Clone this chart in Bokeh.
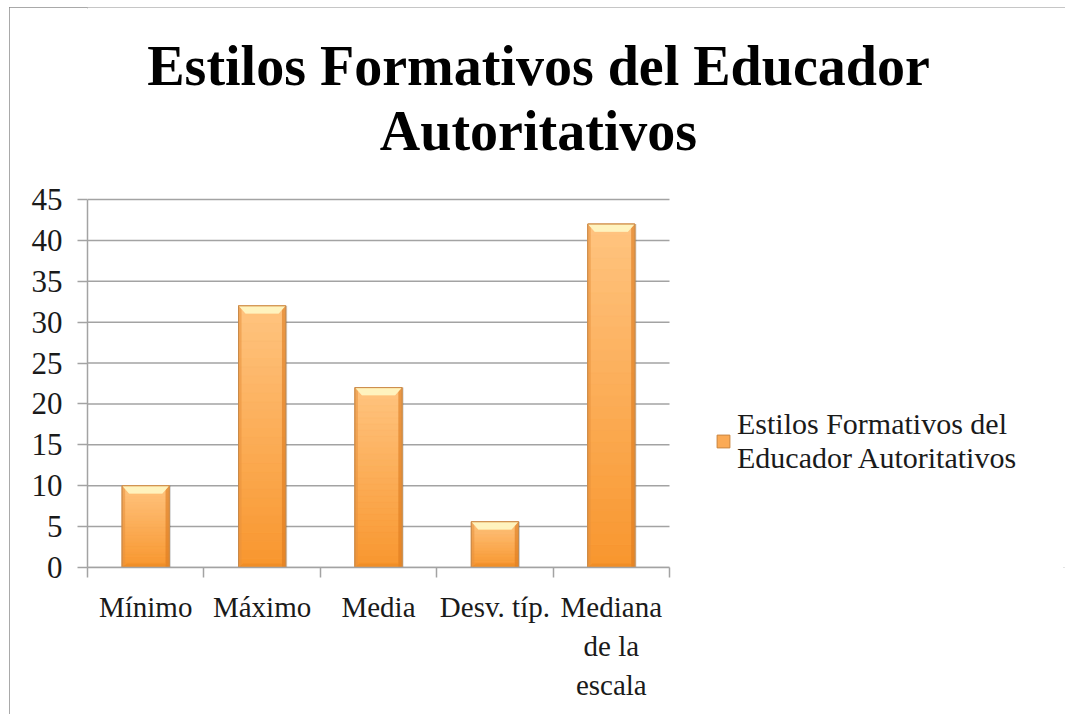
import numpy as np
from bokeh.plotting import figure
from bokeh.models import (Range1d, FixedTicker, Legend, LegendItem, Label)
from bokeh.embed import file_html
from bokeh.resources import INLINE

# ---- data ----
categories = ["Mínimo", "Máximo", "Media", "Desv. típ.", "Mediana\nde la\nescala"]
values = [10, 32, 22, 5.6, 42]
y_ticks = [0, 5, 10, 15, 20, 25, 30, 35, 40, 45]
title_lines = ["Estilos Formativos del Educador", "Autoritativos"]
series_name = "Estilos Formativos del\nEducador Autoritativos"

FONT = "Liberation Serif"
OX, OY = 9, 7            # page offset of the bordered chart box
W, H = 1056, 707
n = len(categories)
y_max = 45
centers = [i + 0.5 for i in range(n)]
bw = 0.405

# page pixel geometry of the value area; the frame covers the whole box so that
# title and legend (drawn as annotations) are not clipped
FL, FR_CAT, FR = 87, 669, 1065
FB, FT_VAL, FT = 567, 199, OY
px_x = (FR_CAT - FL) / n
px_y = (FB - FT_VAL) / y_max
x_end = n + (FR - FR_CAT) / px_x
y_end = y_max + (FT_VAL - FT) / px_y

p = figure(width=W, height=H, output_backend="svg", toolbar_location=None,
           x_range=Range1d(0, x_end), y_range=Range1d(0, y_end),
           min_border_left=FL - OX, min_border_right=0,
           min_border_top=0, min_border_bottom=714 - FB,
           margin=(OY, 0, 0, OX))
p.styles = {"outline": "2.5px solid #8C8C8C", "outline-offset": "-2.5px"}
p.title.text = ""
p.title.visible = False
p.background_fill_color = "white"
p.border_fill_color = "white"
p.outline_line_color = None

GRID = "#A3A3A3"
# x axis
p.xaxis.bounds = (0, n)
p.xaxis.ticker = FixedTicker(ticks=centers, minor_ticks=list(range(n + 1)))
p.xaxis.major_label_overrides = {c: lab for c, lab in zip(centers, categories)}
p.xaxis.major_tick_out = 0
p.xaxis.major_tick_in = 0
p.xaxis.minor_tick_out = 10
p.xaxis.minor_tick_in = 0
p.xaxis.minor_tick_line_color = GRID
p.xaxis.minor_tick_line_width = 1.5
p.xaxis.axis_line_color = GRID
p.xaxis.axis_line_width = 1.5
p.xaxis.major_label_text_font = FONT
p.xaxis.major_label_text_font_size = "29px"
p.xaxis.major_label_text_color = "#1a1a1a"
p.xaxis.major_label_standoff = 13
p.xaxis.major_label_text_line_height = 1.22

# y axis
p.yaxis.bounds = (0, y_max)
p.yaxis.ticker = FixedTicker(ticks=y_ticks, minor_ticks=[])
p.yaxis.major_tick_out = 10
p.yaxis.major_tick_in = 0
p.yaxis.major_tick_line_color = GRID
p.yaxis.major_tick_line_width = 1.5
p.yaxis.axis_line_color = GRID
p.yaxis.axis_line_width = 1.5
p.yaxis.major_label_text_font = FONT
p.yaxis.major_label_text_font_size = "31px"
p.yaxis.major_label_text_color = "#1a1a1a"
p.yaxis.major_label_standoff = 15

# horizontal gridlines limited to the category area
p.xgrid.grid_line_color = None
p.ygrid.grid_line_color = None
p.segment(x0=0, x1=n, y0=y_ticks, y1=y_ticks, line_color=GRID, line_width=1.5)

# ---- bars ----
p.vbar(x=[c + 0.006 for c in centers], top=values, bottom=0, width=bw + 0.014,
       fill_color="black", fill_alpha=0.18, line_color=None)
base = p.vbar(x=centers, top=values, bottom=0, width=bw,
              fill_color="#FBAA55", line_color="#C9823A", line_width=1)

top_c = np.array([255, 196, 128])
bot_c = np.array([248, 150, 46])
N = 30
for k in range(N):
    t = (k + 0.5) / N
    col = bot_c + (top_c - bot_c) * t
    hx = "#%02x%02x%02x" % tuple(int(round(v)) for v in col)
    p.vbar(x=centers, bottom=[v * k / N for v in values],
           top=[v * (k + 1) / N for v in values], width=bw,
           fill_color=hx, line_color=hx, line_width=0.6)

p.vbar(x=[c - bw / 2 + 0.013 for c in centers], top=values, bottom=0, width=0.026,
       fill_color="#E8913E", fill_alpha=0.55, line_color=None)
p.vbar(x=[c + bw / 2 - 0.016 for c in centers], top=values, bottom=0, width=0.032,
       fill_color="#DC7A1E", fill_alpha=0.6, line_color=None)
dx, dy = 0.06, 0.95
p.patches(xs=[[c - bw / 2, c + bw / 2, c + bw / 2 - dx, c - bw / 2 + dx] for c in centers],
          ys=[[v, v, v - dy, v - dy] for v in values],
          fill_color="#FFE9A8", line_color=None)
p.patches(xs=[[c - bw / 2 + 0.01, c + bw / 2 - 0.01, c + bw / 2 - dx, c - bw / 2 + dx] for c in centers],
          ys=[[v - 0.12, v - 0.12, v - dy, v - dy] for v in values],
          fill_color="#FFF6C8", fill_alpha=0.7, line_color=None)
p.patches(xs=[[c - bw / 2, c + bw / 2, c + bw / 2 - 0.04, c - bw / 2 + 0.04] for c in centers],
          ys=[[0, 0, 0.5, 0.5] for v in values],
          fill_color="#E8861F", fill_alpha=0.5, line_color=None)
p.vbar(x=centers, top=values, bottom=0, width=bw, fill_color=None,
       line_color="#C98A4A", line_width=1)

# ---- title (two lines, centred on the chart box) ----
tx = (538 - FL) / px_x
for txt, base_y in [(title_lines[0], 65), (title_lines[1], 130)]:
    p.add_layout(Label(x=tx, y=(FB - base_y) / px_y, text=txt,
                       text_align="center", text_baseline="alphabetic",
                       text_font=FONT, text_font_style="bold",
                       text_font_size="56px", text_color="black"))

# ---- legend ----
leg = Legend(items=[LegendItem(label=series_name, renderers=[base])],
             location=(715 - FL, FB - 475), orientation="vertical",
             label_text_font=FONT, label_text_font_size="30px",
             label_text_color="#1a1a1a", glyph_width=16, glyph_height=16,
             label_standoff=6, padding=0, spacing=0, margin=0,
             label_text_line_height=1.2,
             border_line_color=None, background_fill_alpha=0)
p.add_layout(leg, "center")

open("out.html", "w").write(file_html(p, INLINE))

————————

**What to produce**
Repeat the lines exactly as they stand, from the opening line of the data through the line with "from bokeh.resources import INLINE". Pictures stay out of the copy.

**Exercise response**
Clone this chart in Bokeh.
import numpy as np
from bokeh.plotting import figure
from bokeh.models import (Range1d, FixedTicker, Legend, LegendItem, Label)
from bokeh.embed import file_html
from bokeh.resources import INLINE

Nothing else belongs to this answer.